To One In Paradise : LUSENET : The Work of Edgar Allan Poe : One Thread

I have to analyse or TP-CASTT this poem as soon as possible. Please Help...

-- Anonymous, February 14, 2002


Or "To Ianthe"(Byron's dedicatory name in "Childe Harold") was published in the short tale "The Visionary"(Assignation) in 1834 as a poem of the Byronesque poet in the same situation as Byron/Chatworth, Poe/Shelton. The last stanza especially is relegated to the tale. The green isle refuge in the sea is a symbol of his love(To Helen, etc.). The beacon brightness and Hope in the future projected from memories of happiness now past are a strong theme for Poe. In this poem the shadow(El Dorado, etc.) the negative wins, the loss of the Past. In that loss he is trapped or rather in the ghostly recollection of dreams, of memories only. The last story stanza exactly details the loss of his love to a rich man overseas from England- and is usually excluded in poem anthologies.

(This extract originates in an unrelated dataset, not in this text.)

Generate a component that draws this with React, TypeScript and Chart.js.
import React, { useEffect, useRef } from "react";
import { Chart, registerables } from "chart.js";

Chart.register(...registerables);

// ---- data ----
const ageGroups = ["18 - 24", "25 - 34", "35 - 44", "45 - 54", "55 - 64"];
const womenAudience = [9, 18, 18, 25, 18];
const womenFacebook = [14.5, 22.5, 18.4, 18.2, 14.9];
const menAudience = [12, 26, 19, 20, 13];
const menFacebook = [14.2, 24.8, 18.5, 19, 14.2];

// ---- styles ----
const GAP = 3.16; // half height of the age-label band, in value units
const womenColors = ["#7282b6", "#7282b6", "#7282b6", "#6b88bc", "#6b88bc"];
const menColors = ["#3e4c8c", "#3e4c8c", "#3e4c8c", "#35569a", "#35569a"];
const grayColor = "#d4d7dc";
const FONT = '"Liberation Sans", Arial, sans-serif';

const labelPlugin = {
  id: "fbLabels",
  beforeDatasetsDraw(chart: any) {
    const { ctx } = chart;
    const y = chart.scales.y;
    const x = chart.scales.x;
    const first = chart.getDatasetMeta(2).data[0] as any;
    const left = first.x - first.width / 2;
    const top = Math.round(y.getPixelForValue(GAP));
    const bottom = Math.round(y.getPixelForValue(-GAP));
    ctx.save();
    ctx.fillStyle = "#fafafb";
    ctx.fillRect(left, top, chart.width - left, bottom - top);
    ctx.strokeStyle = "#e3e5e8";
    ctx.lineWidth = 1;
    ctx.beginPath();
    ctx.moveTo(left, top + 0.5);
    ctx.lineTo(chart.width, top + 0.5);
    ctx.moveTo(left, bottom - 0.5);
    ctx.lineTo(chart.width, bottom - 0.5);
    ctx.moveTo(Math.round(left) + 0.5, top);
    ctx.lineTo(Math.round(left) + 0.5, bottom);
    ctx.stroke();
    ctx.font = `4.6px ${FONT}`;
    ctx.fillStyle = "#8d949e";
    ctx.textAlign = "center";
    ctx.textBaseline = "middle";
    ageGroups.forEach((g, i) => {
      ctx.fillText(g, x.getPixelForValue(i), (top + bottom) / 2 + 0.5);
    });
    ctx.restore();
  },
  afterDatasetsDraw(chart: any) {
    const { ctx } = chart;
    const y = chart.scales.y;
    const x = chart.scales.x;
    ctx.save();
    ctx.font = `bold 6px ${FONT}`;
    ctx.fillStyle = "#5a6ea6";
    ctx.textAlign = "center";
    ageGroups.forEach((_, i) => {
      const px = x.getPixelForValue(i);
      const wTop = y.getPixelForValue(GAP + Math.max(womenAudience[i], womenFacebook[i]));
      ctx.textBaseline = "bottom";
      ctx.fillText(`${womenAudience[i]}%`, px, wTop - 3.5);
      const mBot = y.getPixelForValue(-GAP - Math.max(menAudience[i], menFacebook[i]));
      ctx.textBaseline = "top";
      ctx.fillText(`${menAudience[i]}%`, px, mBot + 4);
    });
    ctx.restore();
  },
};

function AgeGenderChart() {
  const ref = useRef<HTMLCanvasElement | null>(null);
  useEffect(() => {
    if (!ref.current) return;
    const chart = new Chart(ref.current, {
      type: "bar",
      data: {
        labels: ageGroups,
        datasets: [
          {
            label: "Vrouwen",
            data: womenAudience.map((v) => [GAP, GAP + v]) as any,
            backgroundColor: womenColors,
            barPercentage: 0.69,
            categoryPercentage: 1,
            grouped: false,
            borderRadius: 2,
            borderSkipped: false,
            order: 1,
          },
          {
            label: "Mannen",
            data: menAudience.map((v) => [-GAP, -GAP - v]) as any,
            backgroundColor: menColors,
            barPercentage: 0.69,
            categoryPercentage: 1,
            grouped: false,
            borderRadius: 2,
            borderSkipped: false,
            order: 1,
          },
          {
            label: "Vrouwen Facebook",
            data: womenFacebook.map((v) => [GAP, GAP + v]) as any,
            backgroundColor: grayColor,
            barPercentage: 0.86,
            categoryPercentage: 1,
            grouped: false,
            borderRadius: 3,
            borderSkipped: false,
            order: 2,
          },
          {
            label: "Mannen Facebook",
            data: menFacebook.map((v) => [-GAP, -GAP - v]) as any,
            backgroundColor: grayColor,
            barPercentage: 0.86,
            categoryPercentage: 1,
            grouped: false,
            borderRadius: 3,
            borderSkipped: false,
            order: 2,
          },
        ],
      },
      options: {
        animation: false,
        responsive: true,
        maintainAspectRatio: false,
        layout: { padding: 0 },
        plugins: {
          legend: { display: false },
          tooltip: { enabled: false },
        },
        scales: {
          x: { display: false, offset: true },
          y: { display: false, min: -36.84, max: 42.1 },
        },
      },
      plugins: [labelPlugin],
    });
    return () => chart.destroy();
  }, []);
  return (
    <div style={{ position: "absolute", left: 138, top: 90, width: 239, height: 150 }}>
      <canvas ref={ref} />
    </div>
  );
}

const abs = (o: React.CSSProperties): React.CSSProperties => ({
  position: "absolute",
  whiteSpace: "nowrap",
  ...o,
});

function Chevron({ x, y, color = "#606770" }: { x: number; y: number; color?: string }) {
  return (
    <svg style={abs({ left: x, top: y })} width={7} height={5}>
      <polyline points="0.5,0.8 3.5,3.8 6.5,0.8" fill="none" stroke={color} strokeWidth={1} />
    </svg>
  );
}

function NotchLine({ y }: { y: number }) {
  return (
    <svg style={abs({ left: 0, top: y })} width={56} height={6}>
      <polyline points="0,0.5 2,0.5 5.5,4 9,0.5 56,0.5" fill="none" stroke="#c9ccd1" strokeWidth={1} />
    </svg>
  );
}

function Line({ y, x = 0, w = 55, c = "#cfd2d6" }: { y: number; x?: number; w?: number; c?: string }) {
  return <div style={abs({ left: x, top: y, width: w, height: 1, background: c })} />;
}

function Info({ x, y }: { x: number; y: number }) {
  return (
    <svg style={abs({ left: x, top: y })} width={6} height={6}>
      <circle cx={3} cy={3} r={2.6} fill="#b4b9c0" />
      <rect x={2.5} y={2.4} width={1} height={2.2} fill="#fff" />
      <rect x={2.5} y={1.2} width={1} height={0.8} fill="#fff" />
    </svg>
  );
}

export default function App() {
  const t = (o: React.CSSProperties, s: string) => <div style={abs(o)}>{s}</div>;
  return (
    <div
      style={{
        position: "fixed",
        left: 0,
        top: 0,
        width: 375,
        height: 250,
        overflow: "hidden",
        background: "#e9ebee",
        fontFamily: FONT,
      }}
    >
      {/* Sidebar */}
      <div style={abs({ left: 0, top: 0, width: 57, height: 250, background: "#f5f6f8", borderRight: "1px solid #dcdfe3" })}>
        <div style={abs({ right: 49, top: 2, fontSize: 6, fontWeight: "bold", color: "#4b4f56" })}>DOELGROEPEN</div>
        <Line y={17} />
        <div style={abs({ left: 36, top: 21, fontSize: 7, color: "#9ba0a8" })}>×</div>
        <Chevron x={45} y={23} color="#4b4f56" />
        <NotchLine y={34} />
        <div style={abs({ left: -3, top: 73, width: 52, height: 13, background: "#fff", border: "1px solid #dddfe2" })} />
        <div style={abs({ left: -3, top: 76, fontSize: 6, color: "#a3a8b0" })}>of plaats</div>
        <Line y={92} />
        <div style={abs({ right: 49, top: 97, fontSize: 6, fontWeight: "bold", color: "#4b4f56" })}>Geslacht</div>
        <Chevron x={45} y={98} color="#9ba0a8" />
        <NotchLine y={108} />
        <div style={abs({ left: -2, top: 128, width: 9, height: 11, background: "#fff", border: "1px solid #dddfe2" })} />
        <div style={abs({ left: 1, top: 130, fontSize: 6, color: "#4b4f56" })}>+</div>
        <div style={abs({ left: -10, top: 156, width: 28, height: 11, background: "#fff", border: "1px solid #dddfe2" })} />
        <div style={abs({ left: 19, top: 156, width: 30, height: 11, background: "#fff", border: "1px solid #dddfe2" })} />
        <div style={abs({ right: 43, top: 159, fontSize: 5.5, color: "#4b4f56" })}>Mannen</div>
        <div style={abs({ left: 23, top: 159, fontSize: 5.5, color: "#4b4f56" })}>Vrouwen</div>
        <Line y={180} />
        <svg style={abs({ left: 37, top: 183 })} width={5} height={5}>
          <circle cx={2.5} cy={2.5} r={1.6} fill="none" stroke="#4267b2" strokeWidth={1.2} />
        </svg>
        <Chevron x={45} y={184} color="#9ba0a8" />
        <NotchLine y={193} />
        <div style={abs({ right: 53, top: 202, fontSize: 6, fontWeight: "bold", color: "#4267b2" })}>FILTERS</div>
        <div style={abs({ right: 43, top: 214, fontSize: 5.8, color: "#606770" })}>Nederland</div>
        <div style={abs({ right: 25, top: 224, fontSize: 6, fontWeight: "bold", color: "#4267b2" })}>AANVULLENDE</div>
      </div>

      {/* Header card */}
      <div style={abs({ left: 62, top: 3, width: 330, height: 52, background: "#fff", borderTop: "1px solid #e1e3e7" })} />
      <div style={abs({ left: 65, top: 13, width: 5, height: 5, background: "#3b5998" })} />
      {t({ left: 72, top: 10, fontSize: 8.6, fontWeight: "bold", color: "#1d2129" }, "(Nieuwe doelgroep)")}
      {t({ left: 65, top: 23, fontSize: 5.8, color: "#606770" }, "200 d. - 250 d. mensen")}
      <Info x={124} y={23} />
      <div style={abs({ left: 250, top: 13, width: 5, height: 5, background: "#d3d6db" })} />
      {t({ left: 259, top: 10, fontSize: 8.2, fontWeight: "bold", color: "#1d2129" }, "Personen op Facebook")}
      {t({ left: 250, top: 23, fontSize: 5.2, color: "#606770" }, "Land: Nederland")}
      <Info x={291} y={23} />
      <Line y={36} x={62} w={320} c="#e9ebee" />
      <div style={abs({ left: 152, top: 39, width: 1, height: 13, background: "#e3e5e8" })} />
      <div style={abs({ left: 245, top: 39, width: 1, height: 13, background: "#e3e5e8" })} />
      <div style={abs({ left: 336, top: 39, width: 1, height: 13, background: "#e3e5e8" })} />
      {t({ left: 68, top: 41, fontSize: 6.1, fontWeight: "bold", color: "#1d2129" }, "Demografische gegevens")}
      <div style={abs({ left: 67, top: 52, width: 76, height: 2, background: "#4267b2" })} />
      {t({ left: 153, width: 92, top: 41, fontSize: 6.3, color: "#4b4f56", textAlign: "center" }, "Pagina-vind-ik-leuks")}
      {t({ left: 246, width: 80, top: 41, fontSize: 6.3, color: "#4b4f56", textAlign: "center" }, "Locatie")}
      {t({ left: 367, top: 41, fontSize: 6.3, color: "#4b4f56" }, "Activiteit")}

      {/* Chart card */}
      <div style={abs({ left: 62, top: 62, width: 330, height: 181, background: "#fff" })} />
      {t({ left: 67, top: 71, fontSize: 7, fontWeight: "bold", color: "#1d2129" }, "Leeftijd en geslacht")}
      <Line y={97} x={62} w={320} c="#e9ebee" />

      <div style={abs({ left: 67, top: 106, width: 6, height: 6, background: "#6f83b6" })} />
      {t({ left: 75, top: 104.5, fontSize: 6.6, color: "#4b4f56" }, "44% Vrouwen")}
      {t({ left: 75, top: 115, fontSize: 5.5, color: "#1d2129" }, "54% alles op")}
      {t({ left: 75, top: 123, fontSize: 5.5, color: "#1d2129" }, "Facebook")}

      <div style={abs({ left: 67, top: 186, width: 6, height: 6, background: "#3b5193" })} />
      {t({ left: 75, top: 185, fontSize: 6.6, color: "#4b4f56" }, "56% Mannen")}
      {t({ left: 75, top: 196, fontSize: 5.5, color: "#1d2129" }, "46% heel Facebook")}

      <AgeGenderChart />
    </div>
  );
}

Flowers-Platonic love, fruits- carnal. Green Isle is Avalon style fairyland, separate and supernal and too different from the mortal world. The Voice beckons but the light is dimmed and the poet lies paralysed over his lost past. No more- no more no more is the same repetivie wave to shore lament again common to Poe's stance on the shoreline.

All my days are trances- completely obsessed with mmemory superior to the rough seas of life. Grey eye(Annie Richmond?) ghostly, obscured color, twilight suggestive Dances(Metzengerstein" dames of days gone by, floated away in the mazes of an unreal dance to the strains of imaginary melody.

Incredibly musical juxtaposition of light imagery expressing happiness then obscured in sorrow, musical lyricism of hope- and sound imagery: the Voice urging Hope to the grim lament of the eternal shore and the eternal silence of the ghostly dance in dreams.

In its references and use in "The Assignation" it describes a young poet whose lady love(unrequited) is lost to another.

From a short study by Thomas Ollive Mabbott in his book on Poe's poetry and some of my own ideas.